На прямую дорогу к дому Левко вышел не раньше полуночи. Сейчас только спуститься с невысокого холмика и вот оно — Подгорское. Как на ладони. Белеет в долине, точно ночная кувшинка в пруду. Большая круглая луна серебрила дорожку с холма, и загулявший сынок старосты не боялся заплутать. Хотя ноги слегка заплетались.
Луна светила в спину, тень парня ползла впереди него. В какой-то момент ему показалось, что тень двоится. Левко был не настолько пьян, чтобы не понять — две тени для него одного слишком много. Он резко обернулся:
— Ты?! Чего те…
В свете луны блеснуло лезвие длинного кривого ножа. Больше Левко ничего сказать не успел.
2. 2.
Наутро во дворе, где жила Тоня, всех родных поднял на уши истошный визг старшей дочери. Собака сонно выползла из будки и удивлённо гавкнула, а потом тоненько завыла, в тон молодой хозяйке.
— Ты что, шальная? Всех перебудила! — крикнула из окна мать. — Чего там?
— Там!.. Там!.. — Тоня только показывала пальцем, но не могла членораздельно говорить. Вскоре родные поняли, дело серьёзно. Отец с ружьём выскочил за ворота, но никого не увидел. Улица ещё спала. Мать отпаивала Тоню ключевой водой, младшая сестра матери мигом закрыла ставни и двери, не выпуская во двор детей. Собака выла.
На заборе, среди верхних кольев, висела отрубленная по локоть рука.
— Какие шутки? Это ведь не свиное копыто! — сердился отец Тони, переругиваясь с соседями, которых возмутил шум и гам спозаранку. Но вскоре ещё несколько дворов в селении стали эпицентрами таких же воплей, а то и похуже.

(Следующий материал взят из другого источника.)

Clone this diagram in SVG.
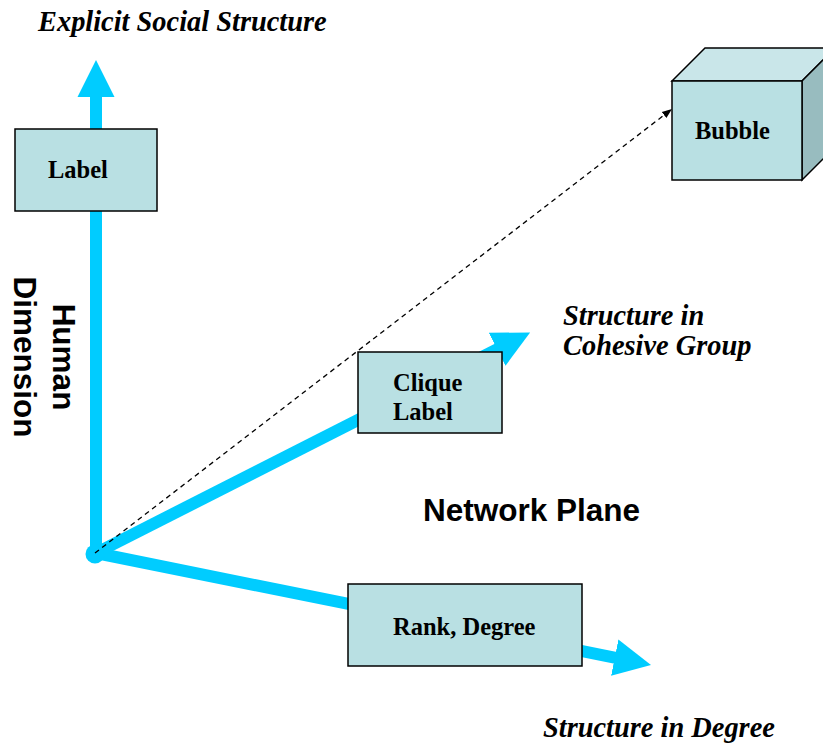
<svg xmlns="http://www.w3.org/2000/svg" width="823" height="744" viewBox="0 0 823 744">
<style>
  .axis { stroke: #00ccff; stroke-width: 12; fill: none; }
  .box { fill: #b9e0e3; stroke: #000; stroke-width: 1.5; }
  .bt { font-family: "Liberation Serif", "Times New Roman", serif; font-weight: bold; font-size: 24.5px; fill: #000; }
  .it { font-family: "Liberation Serif", "Times New Roman", serif; font-weight: bold; font-style: italic; font-size: 28.4px; fill: #000; }
  .ss { font-family: "Liberation Sans", Arial, sans-serif; font-weight: bold; font-size: 31.5px; fill: #000; }
</style>
<defs>
  <marker id="bigArrow" markerUnits="userSpaceOnUse" markerWidth="40" markerHeight="40" viewBox="0 -20 40 40" refX="1" refY="0" orient="auto">
    <path d="M0,-18.5 L37,0 L0,18.5 Z" fill="#00ccff"/>
  </marker>
  <marker id="smallArrow" markerUnits="userSpaceOnUse" markerWidth="12" markerHeight="10" viewBox="0 -5 12 10" refX="10" refY="0" orient="auto">
    <path d="M0,-3.8 L10,0 L0,3.8 Z" fill="#000"/>
  </marker>
</defs>
<g id="connectors">
  <line class="axis" x1="96" y1="553" x2="96" y2="96" marker-end="url(#bigArrow)"/>
  <line class="axis" x1="96" y1="553" x2="498" y2="348.8" marker-end="url(#bigArrow)"/>
  <line class="axis" x1="96" y1="553" x2="615.7" y2="657.8" marker-end="url(#bigArrow)"/>
  <circle cx="95" cy="554" r="9.5" fill="#00ccff"/>
  <line x1="95" y1="553" x2="672" y2="109" stroke="#000" stroke-width="1.3" stroke-dasharray="5,4" marker-end="url(#smallArrow)"/>
</g>
<g id="label-node">
  <rect class="box" x="15" y="129" width="142" height="82"/>
  <text class="bt" x="48" y="178">Label</text>
</g>
<g id="bubble-node">
  <polygon points="672,81 705,48 835,48 802,81" fill="#c9e6e9" stroke="#000" stroke-width="1.5"/>
  <polygon points="802,81 835,48 835,147 802,180" fill="#98bcbf" stroke="#000" stroke-width="1.5"/>
  <rect class="box" x="672" y="81" width="130" height="99"/>
  <text class="bt" x="695" y="139">Bubble</text>
</g>
<g id="clique-node">
  <rect class="box" x="358" y="352" width="144" height="81"/>
  <text class="bt" x="393" y="391">Clique</text>
  <text class="bt" x="393" y="420">Label</text>
</g>
<g id="rank-node">
  <rect class="box" x="348" y="584" width="234" height="82"/>
  <text class="bt" x="393" y="635">Rank, Degree</text>
</g>
<g id="labels">
  <text class="it" x="38" y="31">Explicit Social Structure</text>
  <text class="it" x="563" y="325">Structure in</text>
  <text class="it" x="563" y="355">Cohesive Group</text>
  <text class="it" x="543" y="737">Structure in Degree</text>
  <text class="ss" x="423" y="521">Network Plane</text>
  <text class="ss" transform="translate(53,357) rotate(90)" text-anchor="middle">Human</text>
  <text class="ss" transform="translate(14,357) rotate(90)" text-anchor="middle">Dimension</text>
</g>
</svg>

Неразлучным приятелям сынка старосты Хоме и Грицику тоже подкинули на заборы «подарочки» — ноги, отрубленные чуть выше сапог. Вторая рука — правая, нашлась возле дома Орины. К счастью, не она сама, а служанка обнаружила страшный сувенир на воротах. Возмущенные и напуганные люди, не сговариваясь, двинулись к дому старосты. Никто не понимал, что происходит, кроме двух верных приятелей, но те помалкивали. Бледные, осунувшиеся, парни только переглядывались. Оба узнали сапоги Левка, и помнили, что их предводитель ушёл вчера один, в опасный час, уже под вечер. Пока не подтвердилось, кто именно — жертва, Хома и Грицик предпочли молчать.